In 1971, psychology professor Philip Zimbardo conducted an experiment in the basement of Stanford University. The purpose was to discover the psychological effects of power by focusing on the relationship between prison guards and prisoners. 75 applicants were given interviews and personality tests to determine if they were fit to participate. Eventually, 21 college boys passed the tests and then were randomly selected to be a prisoner or a prison guard. Prisoners were to identify as the number they were given, which forced them to lose their sense of individuality. So, the experiment took off and the guards quickly began embracing authoritarian measures, subjecting prisoners to psychological torture. What was supposed to be a two week long experiment, ended up lasting only six days instead due to the guards’ abuse. Today, there are laws that stop psychologists from mentally tormenting someone, something that didn’t exactly exist over 50 years ago. Suddenly, because of these laws, Zimbardo’s experiment raises concerns and the question, was this experiment unethical? The effects it had and the events that occured within the walls of Stanford suggest that this experiment was certainly unethical.
There were quite a few violations that interrupted the experiment.
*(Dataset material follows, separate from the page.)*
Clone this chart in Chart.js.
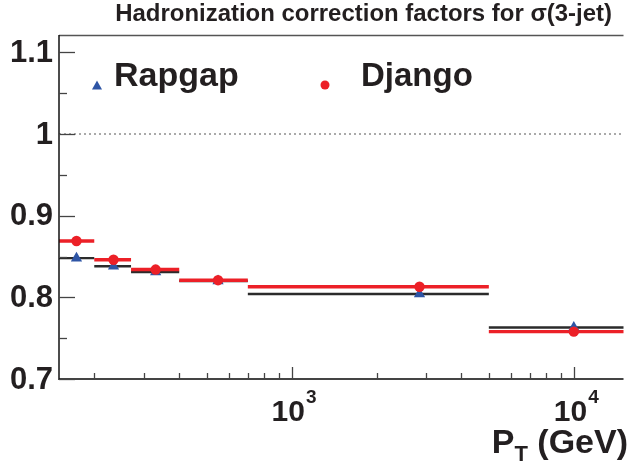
<!DOCTYPE html>
<html>
<head>
<meta charset="utf-8">
<script src="https://cdn.jsdelivr.net/npm/chart.js@4/dist/chart.umd.min.js"></script>
<style>
  html, body { margin: 0; padding: 0; background: #fff; }
  #wrap { width: 630px; height: 462px; }
</style>
</head>
<body>
<div id="wrap"><canvas id="c" width="630" height="462"></canvas></div>
<script>
// PT bins (GeV) and hadronization correction factors per generator
const binLow  = [150, 200, 270, 400, 700, 5000];
const binHigh = [200, 270, 400, 700, 5000, 20000];
const meanPt  = [173, 234, 330, 549, 2840, 10000];
const rapgap  = [0.848, 0.838, 0.831, 0.820, 0.804, 0.763];
const django  = [0.869, 0.846, 0.834, 0.821, 0.813, 0.758];

const yMajorTicks = [0.7, 0.8, 0.9, 1, 1.1];
const yTickLabels = ['0.7', '0.8', '0.9', '1', '1.1'];
const yMinorTicks = [0.75, 0.85, 0.95, 1.05];
const xMajorTicks = [1000, 10000];
const xTickExponents = ['3', '4'];
const xMinorTicks = [200, 300, 400, 500, 600, 700, 800, 900,
                     2000, 3000, 4000, 5000, 6000, 7000, 8000, 9000];
const referenceLevel = [1];
const seriesNames = ['Rapgap', 'Django'];
const titleText = 'Hadronization correction factors for \u03C3(3-jet)';

const RED = '#ec2027';
const BLUE = '#2e55a5';
const DARK = '#2b2b2b';
const INK = '#231f20';
const FONT = '"Liberation Sans", Arial, Helvetica, sans-serif';

// horizontal segments spanning each bin, separated by gaps
function binSegments(values) {
  const pts = [];
  values.forEach((v, i) => {
    pts.push({ x: binLow[i], y: v });
    pts.push({ x: binHigh[i], y: v });
    pts.push({ x: binHigh[i], y: null });
  });
  return pts;
}
function markers(values) {
  return values.map((v, i) => ({ x: meanPt[i], y: v }));
}

const axisPlugin = {
  id: 'axisDecor',
  afterDatasetsDraw(chart) {
    const ctx = chart.ctx;
    const a = chart.chartArea;
    const xs = chart.scales.x, ys = chart.scales.y;
    ctx.save();

    // frame
    ctx.strokeStyle = '#555';
    ctx.lineWidth = 1.5;
    ctx.beginPath(); ctx.moveTo(a.left, a.top - 0.5); ctx.lineTo(a.right, a.top - 0.5); ctx.stroke();
    ctx.strokeStyle = '#444';
    ctx.lineWidth = 2;
    ctx.beginPath(); ctx.moveTo(a.left, a.bottom); ctx.lineTo(a.right, a.bottom); ctx.stroke();
    ctx.strokeStyle = '#111';
    ctx.lineWidth = 1.5;
    ctx.beginPath(); ctx.moveTo(a.left, a.top - 1); ctx.lineTo(a.left, a.bottom + 1); ctx.stroke();

    // y ticks
    ctx.strokeStyle = '#444';
    ctx.lineWidth = 1.3;
    yMajorTicks.forEach(v => {
      const y = Math.round(ys.getPixelForValue(v)) + 0.5;
      ctx.beginPath(); ctx.moveTo(a.left, y); ctx.lineTo(a.left + 16, y); ctx.stroke();
    });
    yMinorTicks.forEach(v => {
      const y = Math.round(ys.getPixelForValue(v)) + 0.5;
      ctx.beginPath(); ctx.moveTo(a.left, y); ctx.lineTo(a.left + 8, y); ctx.stroke();
    });
    // x ticks
    xMajorTicks.forEach(v => {
      const x = Math.round(xs.getPixelForValue(v)) + 0.5;
      ctx.beginPath(); ctx.moveTo(x, a.bottom); ctx.lineTo(x, a.bottom - 12); ctx.stroke();
    });
    xMinorTicks.forEach(v => {
      const x = Math.round(xs.getPixelForValue(v)) + 0.5;
      ctx.beginPath(); ctx.moveTo(x, a.bottom); ctx.lineTo(x, a.bottom - 6); ctx.stroke();
    });

    // y tick labels
    ctx.fillStyle = INK;
    ctx.font = 'bold 31px ' + FONT;
    ctx.textAlign = 'right';
    ctx.textBaseline = 'middle';
    yMajorTicks.forEach((v, i) => {
      ctx.fillText(yTickLabels[i], a.left - 6, ys.getPixelForValue(v) + 1);
    });

    // x tick labels: 10^n
    ctx.textBaseline = 'alphabetic';
    xMajorTicks.forEach((v, i) => {
      const x = xs.getPixelForValue(v);
      ctx.font = 'bold 30px ' + FONT;
      const wBase = ctx.measureText('10').width;
      ctx.font = 'bold 19px ' + FONT;
      const wExp = ctx.measureText(xTickExponents[i]).width;
      const start = x - (wBase + wExp) / 2 + 2;
      ctx.textAlign = 'left';
      ctx.font = 'bold 30px ' + FONT;
      ctx.fillText('10', start, a.bottom + 42);
      ctx.font = 'bold 19px ' + FONT;
      ctx.fillText(xTickExponents[i], start + wBase + 1, a.bottom + 24);
    });

    // x axis title: P_T (GeV)
    ctx.textAlign = 'left';
    ctx.font = 'bold 34px ' + FONT;
    const wP = ctx.measureText('P').width;
    const wRest = ctx.measureText(' (GeV)').width;
    ctx.font = 'bold 22px ' + FONT;
    const wT = ctx.measureText('T').width;
    const x0 = 628 - (wP + wT + wRest);
    ctx.font = 'bold 34px ' + FONT;
    ctx.fillText('P', x0, 453);
    ctx.fillText(' (GeV)', x0 + wP + wT, 453);
    ctx.font = 'bold 22px ' + FONT;
    ctx.fillText('T', x0 + wP, 461);

    // title, sized to span its slot above the frame
    let fs = 24;
    ctx.font = 'bold ' + fs + 'px ' + FONT;
    fs = fs * 497 / ctx.measureText(titleText).width;
    ctx.font = 'bold ' + fs.toFixed(2) + 'px ' + FONT;
    ctx.textAlign = 'right';
    ctx.fillText(titleText, 612, 21);

    // legend
    ctx.fillStyle = BLUE;
    ctx.beginPath();
    ctx.moveTo(97, 80.5); ctx.lineTo(102, 89.5); ctx.lineTo(92, 89.5); ctx.closePath(); ctx.fill();
    ctx.fillStyle = RED;
    ctx.beginPath(); ctx.arc(325, 85, 4.5, 0, Math.PI * 2); ctx.fill();
    ctx.fillStyle = INK;
    ctx.font = 'bold 34px ' + FONT;
    ctx.textAlign = 'left';
    ctx.fillText(seriesNames[0], 114, 86);
    ctx.font = 'bold 33px ' + FONT;
    ctx.fillText(seriesNames[1], 361, 86);

    ctx.restore();
  }
};

new Chart(document.getElementById('c'), {
  type: 'line',
  data: {
    datasets: [
      {
        label: 'ref',
        data: [{ x: 150, y: referenceLevel[0] }, { x: 15000, y: referenceLevel[0] }],
        borderColor: '#555', borderWidth: 1, borderDash: [2, 3],
        pointRadius: 0, order: 10
      },
      {
        label: seriesNames[0] + ' bins',
        data: binSegments(rapgap),
        borderColor: DARK, borderWidth: 2.4,
        pointRadius: 0, spanGaps: false, order: 9
      },
      {
        label: seriesNames[1] + ' bins',
        data: binSegments(django),
        borderColor: RED, borderWidth: 3.4,
        pointRadius: 0, spanGaps: false, order: 8
      },
      {
        label: seriesNames[0],
        data: markers(rapgap),
        showLine: false, pointStyle: 'triangle', pointRadius: 6.5,
        backgroundColor: BLUE, borderColor: BLUE, borderWidth: 0, order: 7
      },
      {
        label: seriesNames[1],
        data: markers(django),
        showLine: false, pointStyle: 'circle', pointRadius: 5.2,
        backgroundColor: RED, borderColor: RED, borderWidth: 0, order: 6
      }
    ]
  },
  options: {
    responsive: false,
    animation: false,
    devicePixelRatio: 1,
    layout: { padding: { top: 36, right: 0, left: 0, bottom: 0 } },
    plugins: { legend: { display: false }, tooltip: { enabled: false }, title: { display: false } },
    scales: {
      x: {
        type: 'logarithmic', min: 150, max: 15000,
        ticks: { display: false }, grid: { display: false }, border: { display: false },
        afterFit: s => { s.height = 83; }
      },
      y: {
        type: 'linear', min: 0.7, max: 1.12,
        ticks: { display: false }, grid: { display: false }, border: { display: false },
        afterFit: s => { s.width = 59; }
      }
    }
  },
  plugins: [axisPlugin]
});
</script>
</body>
</html>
For example, Zimbardo didn’t take the necessary time to do more research on what events may or may not occur in the mock prison. One of Zimbardo’s old roommates paid a visit to the prison and had asked what the independent variable of the experiment was. Zimbardo didn’t have an answer for him but, later found out how important that variable could have been. Instead, he made a role playing scenario with no other prison that had different conditions to measure his testing results against (The Medium). Before the experiment had begun, the prisoner’s signed a consent form that confirmed there would be no physical harm done to them. However, guards later began hitting their prisoners which should have terminated the experiment all together but, it kept going. One of the only few rules given to the guards was that there would be no hitting but, the untrained men abused this power, yet, nothing was done to stop them. It was obvious that the prison guards were unprepared for their roles and took advantage of the duties presented to them.
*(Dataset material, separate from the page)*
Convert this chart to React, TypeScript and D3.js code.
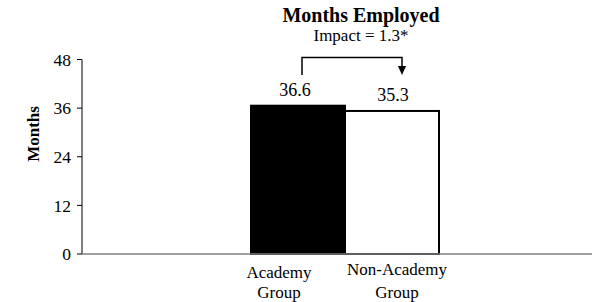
import React from 'react'
import * as d3 from 'd3'

const groups = ['Academy Group', 'Non-Academy Group']
const groupLines = [
  ['Academy', 'Group'],
  ['Non-Academy', 'Group'],
]
const values = [36.6, 35.3]
const valueLabels = ['36.6', '35.3']
const yTicks = [0, 12, 24, 36, 48]
const title = 'Months Employed'
const impactLabel = 'Impact = 1.3*'
const yLabel = 'Months'

const W = 593
const H = 302
const font = '"Liberation Serif", "Times New Roman", serif'

export default function App() {
  const axisX = 82
  const axisEnd = 592
  const y = d3.scaleLinear().domain([0, 48]).range([254, 59.5])
  const x = d3.scaleBand<string>().domain(groups).range([251, 439]).padding(0)
  const fills = ['#000', '#fff']

  const cx0 = x(groups[0])! + x.bandwidth() / 2
  const cx1 = x(groups[1])! + x.bandwidth() / 2
  const bracketTop = 57.5
  const bracketLeftBottom = 75
  const arrowTip = 75

  return (
    <svg width={W} height={H} style={{ position: 'absolute', left: 0, top: 0, background: '#fff' }} fontFamily={font}>
      <text x={361} y={22} textAnchor="middle" fontSize={20} fontWeight="bold">
        {title}
      </text>
      <text x={361} y={41} textAnchor="middle" fontSize={17}>
        {impactLabel}
      </text>

      {/* y axis */}
      <line x1={axisX} x2={axisX} y1={y(48)} y2={y(0)} stroke="#000" strokeWidth={1} />
      {yTicks.map((t) => (
        <g key={t}>
          <line x1={axisX - 5} x2={axisX} y1={y(t)} y2={y(t)} stroke="#000" />
          <text x={71} y={y(t)} dy="0.35em" textAnchor="end" fontSize={17.5}>
            {t}
          </text>
        </g>
      ))}
      <text
        transform={`translate(39,134) rotate(-90)`}
        textAnchor="middle"
        fontSize={17}
        fontWeight="bold"
      >
        {yLabel}
      </text>

      {/* bars */}
      {groups.map((g, i) => (
        <rect
          key={g}
          x={x(g)!}
          y={y(values[i])}
          width={x.bandwidth()}
          height={y(0) - y(values[i])}
          fill={fills[i]}
          stroke="#000"
          strokeWidth={2}
        />
      ))}
      {groups.map((g, i) => (
        <text
          key={g + 'v'}
          x={x(g)! + x.bandwidth() / 2 - 3 + i * 4}
          y={y(values[i]) - 10}
          textAnchor="middle"
          fontSize={18}
        >
          {valueLabels[i]}
        </text>
      ))}

      {/* x axis */}
      <line x1={axisX} x2={axisEnd} y1={y(0)} y2={y(0)} stroke="#7f7f7f" strokeWidth={1.5} />
      {groups.map((g, i) =>
        groupLines[i].map((ln, j) => (
          <text
            key={g + j}
            x={x(g)! + x.bandwidth() / 2 + (i === 0 ? -19 : 5)}
            y={(i === 0 ? 278 : 275) + j * (i === 0 ? 20 : 23)}
            textAnchor="middle"
            fontSize={17}
          >
            {ln}
          </text>
        ))
      )}

      {/* impact bracket */}
      <path
        d={`M${cx0 + 4},${bracketLeftBottom} V${bracketTop} H${cx1 + 10} V${arrowTip - 8}`}
        fill="none"
        stroke="#000"
        strokeWidth={1.5}
      />
      <path
        d={`M${cx1 + 10 - 4},${arrowTip - 9} L${cx1 + 10 + 4},${arrowTip - 9} L${cx1 + 10},${arrowTip} Z`}
        fill="#000"
      />
    </svg>
  )
}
Furthermore, it wasn’t just physical abuse, there was evidence of mental and psychological effects too. Many prisoners experienced long term traumas brought on by fear and events that occurred in the prison. For instance, prisoner #8612 “began suffering from acute emotional disturbance, disorganized thinking, uncontrollable crying, and rage” (simplypsychology). The prisoner then had a meeting with the guards but, they referred to him as very weak. When he returned to his cell, he told the other prisoners that “you can’t leave. You can’t quit”. A line had been crossed here and it was obvious, #8612 had to be let out. These 11 prisoners were not protected from emotional harm rather, they were humiliated and went through phases of uncontrollable screaming and crying.
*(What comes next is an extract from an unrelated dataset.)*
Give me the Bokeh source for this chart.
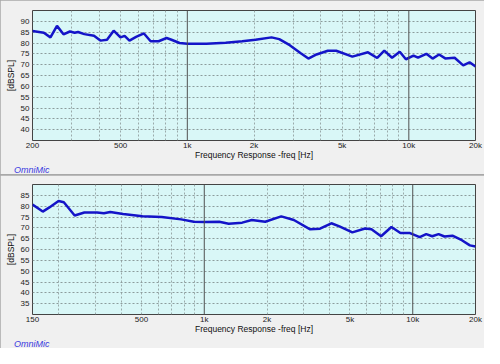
import math
from bokeh.plotting import figure
from bokeh.layouts import column
from bokeh.models import Range1d, FixedTicker, Span, Title, BasicTickFormatter
from bokeh.embed import file_html
from bokeh.resources import INLINE

# ---- data ----
top_freq = [200, 225, 241, 258, 276, 295, 310, 321, 343, 379, 405, 434, 465, 499, 521, 548,
            587, 637, 683, 742, 806, 848, 922, 1000, 1220, 1490, 1770, 2030, 2400, 2600,
            2900, 3240, 3520, 3830, 4310, 4700, 5560, 6540, 7200, 7750, 8400, 9100, 9700,
            10500, 11000, 12000, 12800, 13700, 14600, 16100, 17600, 18800, 20000]
top_db = [85.5, 84.7, 82.6, 87.9, 84.0, 85.3, 84.7, 85.1, 84.1, 83.3, 81.1, 81.5, 85.7, 82.6,
          83.3, 81.1, 82.8, 84.4, 80.8, 80.8, 82.3, 81.5, 80.0, 79.6, 79.6, 80.1, 80.8, 81.5,
          82.6, 81.8, 79.0, 75.4, 72.8, 74.7, 76.4, 76.4, 73.7, 75.7, 73.1, 76.5, 73.2, 76.0,
          72.5, 74.2, 73.2, 75.0, 72.8, 74.7, 72.9, 73.2, 69.7, 71.1, 69.2]

bot_freq = [150, 168, 180, 200, 212, 239, 266, 306, 330, 354, 408, 505, 625, 775, 891, 1000,
            1180, 1310, 1520, 1690, 1960, 2340, 2690, 3220, 3590, 4070, 4450, 5130, 5910,
            6340, 7050, 7900, 8730, 9700, 10800, 11600, 12400, 13300, 14200, 15500, 17200,
            18800, 20000]
bot_db = [80.7, 77.5, 79.3, 82.4, 81.8, 75.7, 77.1, 77.1, 76.7, 77.3, 76.4, 75.4, 75.0, 73.9,
          72.8, 72.7, 72.8, 71.9, 72.4, 73.6, 72.8, 75.3, 73.6, 69.3, 69.6, 72.1, 70.7, 67.9,
          69.7, 69.3, 66.1, 70.4, 67.6, 67.6, 65.7, 67.1, 66.1, 67.1, 66.0, 66.4, 64.3, 61.9, 61.4]

top_x_ticks = [200, 500, 1000, 2000, 5000, 10000, 20000]
top_x_labels = ["200", "500", "1k", "2k", "5k", "10k", "20k"]
bot_x_ticks = [150, 500, 1000, 2000, 5000, 10000, 20000]
bot_x_labels = ["150", "500", "1k", "2k", "5k", "10k", "20k"]
top_y_ticks = [40, 45, 50, 55, 60, 65, 70, 75, 80, 85, 90]
bot_y_ticks = [35, 40, 45, 50, 55, 60, 65, 70, 75, 80, 85]
top_grid_x = [300, 400, 500, 600, 700, 800, 900, 2000, 3000, 4000, 5000, 6000, 7000, 8000, 9000]
bot_grid_x = [200, 300, 400, 500, 600, 700, 800, 900, 2000, 3000, 4000, 5000, 6000, 7000, 8000, 9000]
decades = [1000, 10000]

FONT = "Liberation Sans"
BG = "#f0f0f0"
PLOT_BG = "#d9f7f7"
LINE = "#1414c8"

W = 484
BL, BR = 32, 9


def make_panel(freq, db, xr, yr, xticks, xlabels, yticks, gridx, h, btop, bbot):
    p = figure(width=W, height=h, x_axis_type="log", output_backend="svg",
               toolbar_location=None, x_range=Range1d(*xr), y_range=Range1d(*yr),
               min_border_left=BL, min_border_right=BR, min_border_top=btop,
               min_border_bottom=bbot)
    p.background_fill_color = PLOT_BG
    p.border_fill_color = BG
    p.outline_line_color = "#444444"
    p.outline_line_width = 1

    p.xaxis.ticker = FixedTicker(ticks=xticks)
    p.xaxis.formatter = BasicTickFormatter()
    p.xaxis.major_label_overrides = {t: l for t, l in zip(xticks, xlabels)}
    p.yaxis.ticker = FixedTicker(ticks=yticks)
    for ax in (p.xaxis[0], p.yaxis[0]):
        ax.axis_line_color = None
        ax.major_tick_line_color = None
        ax.minor_tick_line_color = None
        ax.major_tick_out = 0
        ax.major_tick_in = 0
        ax.minor_tick_out = 0
        ax.major_label_text_font = FONT
        ax.major_label_text_font_size = "8px"
        ax.major_label_text_color = "#222222"
        ax.axis_label_text_font = FONT
        ax.axis_label_text_font_size = "8.5px"
        ax.axis_label_text_font_style = "normal"
        ax.axis_label_text_color = "#111111"
    p.xaxis.major_label_standoff = 0
    p.yaxis.major_label_standoff = 3
    p.xaxis.axis_label = "Frequency Response -freq [Hz]"
    p.xaxis.axis_label_standoff = -3
    p.yaxis.axis_label = "[dBSPL]"
    p.yaxis.axis_label_standoff = 2

    p.ygrid.ticker = FixedTicker(ticks=yticks)
    p.ygrid.grid_line_color = "#8c9c9c"
    p.ygrid.grid_line_dash = "2 2"
    p.xgrid.ticker = FixedTicker(ticks=gridx)
    p.xgrid.grid_line_color = "#9aaaaa"
    p.xgrid.grid_line_dash = "2 2"

    for d in decades:
        p.add_layout(Span(location=d, dimension="height", line_color="#505050", line_width=1))

    p.line(freq, db, color=LINE, line_width=2.5)

    # "OmniMic" caption under the axis, at the lower left
    p.add_layout(Title(text="OmniMic", align="left", offset=-18.5, standoff=0,
                       text_font=FONT, text_font_size="9px", text_font_style="italic",
                       text_color="#3a3ae0"), "below")
    return p


top = make_panel(top_freq, top_db, (200, 20000), (35, 95), top_x_ticks, top_x_labels,
                 top_y_ticks, top_grid_x, 174, 10, 32)
bot = make_panel(bot_freq, bot_db, (150, 20000), (30, 90), bot_x_ticks, bot_x_labels,
                 bot_y_ticks, bot_grid_x, 173, 9, 31)

layout = column(top, bot, spacing=1, styles={"background-color": "#a8a8a8"})

open("out.html", "w").write(file_html(layout, INLINE))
The experiment ended abruptly on the sixth day after Dr. Christina Maslach visited and became horrified at the events, which brought Zimbardo back to reality. The prisoners went home and visited therapists to help with their disorders that came to life from this experiment. The guards became discouraged that their time of abusing people with no consequences came to an end. Zimbardo’s prison experiment was unethical due to poor debriefings of the prisoners and lack of protection for all.